Raw data:
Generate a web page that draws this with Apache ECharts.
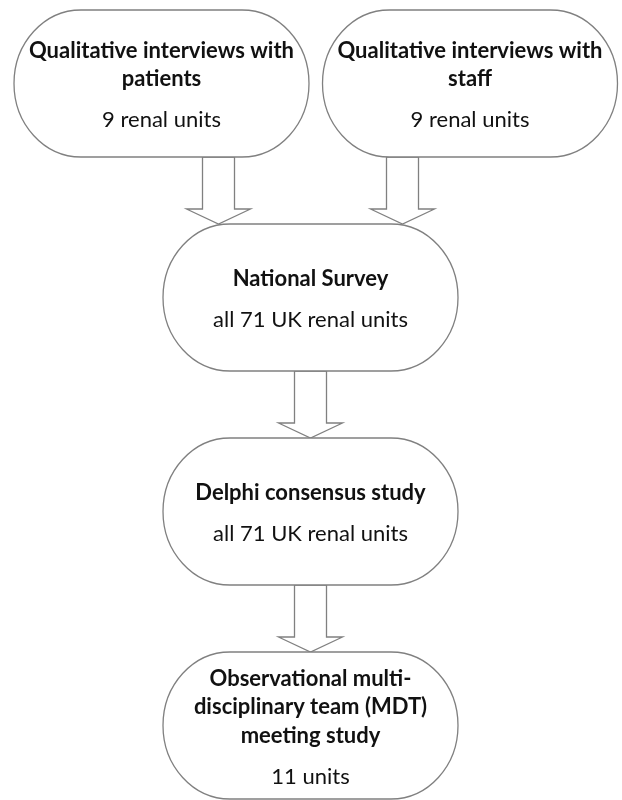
<!DOCTYPE html>
<html>
<head>
<meta charset="utf-8">
<script src="https://cdn.jsdelivr.net/npm/echarts@6/dist/echarts.min.js"></script>
<style>
html, body { margin: 0; padding: 0; background: #fff; }
#chart { width: 622px; height: 800px; }
</style>
</head>
<body>
<div id="chart"></div>
<script>
// flowchart content
const nodeTitles = [
    ['Qualitative interviews with', 'patients'],
    ['Qualitative interviews with', 'staff'],
    ['National Survey'],
    ['Delphi consensus study'],
    ['Observational multi-', 'disciplinary team (MDT)', 'meeting study']
];
const nodeUnits = ['9 renal units', '9 renal units', 'all 71 UK renal units', 'all 71 UK renal units', '11 units'];
const nodeLevel = [0, 0, 1, 2, 3];
const nodeColumn = [-1, 1, 0, 0, 0];
const links = [[0, 2], [1, 2], [2, 3], [3, 4]];

// layout (axis units = pixels)
const colX = {'-1': 161.5, '0': 310.5, '1': 470};
const rowTop = 10, rowStep = 214, boxW = 295, boxH = 147, cornerRx = 67;
const arrowSpread = 92;
const lineGap = 28.5, unitGap = 41;
const edgeColor = '#808080', textColor = '#111';
const font = 'Lato';

let boxData = nodeTitles.map(function (t, i) {
    return [colX[nodeColumn[i]], rowTop + nodeLevel[i] * rowStep + boxH / 2, i];
});
let arrowData = links.map(function (l) {
    let src = l[0], dst = l[1];
    let x = colX[nodeColumn[dst]] + nodeColumn[src] * arrowSpread;
    return [x, rowTop + nodeLevel[src] * rowStep + boxH, rowTop + nodeLevel[dst] * rowStep];
});

function renderBox(params, api) {
    let i = api.value(2);
    let tl = api.coord([api.value(0) - boxW / 2, api.value(1) - boxH / 2]);
    let br = api.coord([api.value(0) + boxW / 2, api.value(1) + boxH / 2]);
    let x = tl[0], y = tl[1], w = br[0] - tl[0], h = br[1] - tl[1];
    let ry = h / 2;
    let d = 'M' + (x + cornerRx) + ' ' + y +
        ' L' + (x + w - cornerRx) + ' ' + y +
        ' A' + cornerRx + ' ' + ry + ' 0 0 1 ' + (x + w - cornerRx) + ' ' + (y + h) +
        ' L' + (x + cornerRx) + ' ' + (y + h) +
        ' A' + cornerRx + ' ' + ry + ' 0 0 1 ' + (x + cornerRx) + ' ' + y + ' Z';
    let children = [{
        type: 'path',
        shape: {pathData: d},
        style: {fill: '#fff', stroke: edgeColor, lineWidth: 1.3}
    }];
    let lines = nodeTitles[i];
    let cx = x + w / 2;
    let first = y + h / 2 + 2 - ((lines.length - 1) * lineGap + unitGap) / 2;
    lines.forEach(function (s, k) {
        children.push({
            type: 'text',
            style: {
                text: s, x: cx, y: first + k * lineGap,
                align: 'center', verticalAlign: 'middle',
                fontFamily: font, fontWeight: 'bold', fontSize: 22, fill: textColor
            }
        });
    });
    children.push({
        type: 'text',
        style: {
            text: nodeUnits[i], x: cx, y: first + (lines.length - 1) * lineGap + unitGap,
            align: 'center', verticalAlign: 'middle',
            fontFamily: font, fontSize: 22, fill: textColor
        }
    });
    return {type: 'group', children: children};
}

function renderArrow(params, api) {
    let top = api.coord([api.value(0), api.value(1)]);
    let tip = api.coord([api.value(0), api.value(2)]);
    let x = top[0], y0 = top[1], y1 = tip[1];
    let sw = 16, hw = 32, hh = 15;
    return {
        type: 'polygon',
        shape: {points: [
            [x - sw, y0], [x + sw, y0], [x + sw, y1 - hh], [x + hw, y1 - hh],
            [x, y1], [x - hw, y1 - hh], [x - sw, y1 - hh]
        ]},
        style: {fill: '#fff', stroke: edgeColor, lineWidth: 1.3}
    };
}

let myChart = echarts.init(document.getElementById('chart'));
let option = {
    animation: false,
    grid: {left: 0, right: 0, top: 0, bottom: 0},
    xAxis: {type: 'value', min: 0, max: 622, show: false},
    yAxis: {type: 'value', min: 0, max: 800, inverse: true, show: false},
    series: [
        {type: 'custom', renderItem: renderArrow, data: arrowData, z: 1},
        {type: 'custom', renderItem: renderBox, data: boxData, z: 2}
    ]
};
myChart.setOption(option);
</script>
</body>
</html>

Short problem:
Reproduce the material word for word, minus the images.

Solution to this task:
Generate a web page that draws this with Apache ECharts.
<!DOCTYPE html>
<html>
<head>
<meta charset="utf-8">
<script src="https://cdn.jsdelivr.net/npm/echarts@6/dist/echarts.min.js"></script>
<style>
html, body { margin: 0; padding: 0; background: #fff; }
#chart { width: 622px; height: 800px; }
</style>
</head>
<body>
<div id="chart"></div>
<script>
// flowchart content
const nodeTitles = [
    ['Qualitative interviews with', 'patients'],
    ['Qualitative interviews with', 'staff'],
    ['National Survey'],
    ['Delphi consensus study'],
    ['Observational multi-', 'disciplinary team (MDT)', 'meeting study']
];
const nodeUnits = ['9 renal units', '9 renal units', 'all 71 UK renal units', 'all 71 UK renal units', '11 units'];
const nodeLevel = [0, 0, 1, 2, 3];
const nodeColumn = [-1, 1, 0, 0, 0];
const links = [[0, 2], [1, 2], [2, 3], [3, 4]];

// layout (axis units = pixels)
const colX = {'-1': 161.5, '0': 310.5, '1': 470};
const rowTop = 10, rowStep = 214, boxW = 295, boxH = 147, cornerRx = 67;
const arrowSpread = 92;
const lineGap = 28.5, unitGap = 41;
const edgeColor = '#808080', textColor = '#111';
const font = 'Lato';

let boxData = nodeTitles.map(function (t, i) {
    return [colX[nodeColumn[i]], rowTop + nodeLevel[i] * rowStep + boxH / 2, i];
});
let arrowData = links.map(function (l) {
    let src = l[0], dst = l[1];
    let x = colX[nodeColumn[dst]] + nodeColumn[src] * arrowSpread;
    return [x, rowTop + nodeLevel[src] * rowStep + boxH, rowTop + nodeLevel[dst] * rowStep];
});

function renderBox(params, api) {
    let i = api.value(2);
    let tl = api.coord([api.value(0) - boxW / 2, api.value(1) - boxH / 2]);
    let br = api.coord([api.value(0) + boxW / 2, api.value(1) + boxH / 2]);
    let x = tl[0], y = tl[1], w = br[0] - tl[0], h = br[1] - tl[1];
    let ry = h / 2;
    let d = 'M' + (x + cornerRx) + ' ' + y +
        ' L' + (x + w - cornerRx) + ' ' + y +
        ' A' + cornerRx + ' ' + ry + ' 0 0 1 ' + (x + w - cornerRx) + ' ' + (y + h) +
        ' L' + (x + cornerRx) + ' ' + (y + h) +
        ' A' + cornerRx + ' ' + ry + ' 0 0 1 ' + (x + cornerRx) + ' ' + y + ' Z';
    let children = [{
        type: 'path',
        shape: {pathData: d},
        style: {fill: '#fff', stroke: edgeColor, lineWidth: 1.3}
    }];
    let lines = nodeTitles[i];
    let cx = x + w / 2;
    let first = y + h / 2 + 2 - ((lines.length - 1) * lineGap + unitGap) / 2;
    lines.forEach(function (s, k) {
        children.push({
            type: 'text',
            style: {
                text: s, x: cx, y: first + k * lineGap,
                align: 'center', verticalAlign: 'middle',
                fontFamily: font, fontWeight: 'bold', fontSize: 22, fill: textColor
            }
        });
    });
    children.push({
        type: 'text',
        style: {
            text: nodeUnits[i], x: cx, y: first + (lines.length - 1) * lineGap + unitGap,
            align: 'center', verticalAlign: 'middle',
            fontFamily: font, fontSize: 22, fill: textColor
        }
    });
    return {type: 'group', children: children};
}

function renderArrow(params, api) {
    let top = api.coord([api.value(0), api.value(1)]);
    let tip = api.coord([api.value(0), api.value(2)]);
    let x = top[0], y0 = top[1], y1 = tip[1];
    let sw = 16, hw = 32, hh = 15;
    return {
        type: 'polygon',
        shape: {points: [
            [x - sw, y0], [x + sw, y0], [x + sw, y1 - hh], [x + hw, y1 - hh],
            [x, y1], [x - hw, y1 - hh], [x - sw, y1 - hh]
        ]},
        style: {fill: '#fff', stroke: edgeColor, lineWidth: 1.3}
    };
}

let myChart = echarts.init(document.getElementById('chart'));
let option = {
    animation: false,
    grid: {left: 0, right: 0, top: 0, bottom: 0},
    xAxis: {type: 'value', min: 0, max: 622, show: false},
    yAxis: {type: 'value', min: 0, max: 800, inverse: true, show: false},
    series: [
        {type: 'custom', renderItem: renderArrow, data: arrowData, z: 1},
        {type: 'custom', renderItem: renderBox, data: boxData, z: 2}
    ]
};
myChart.setOption(option);
</script>
</body>
</html>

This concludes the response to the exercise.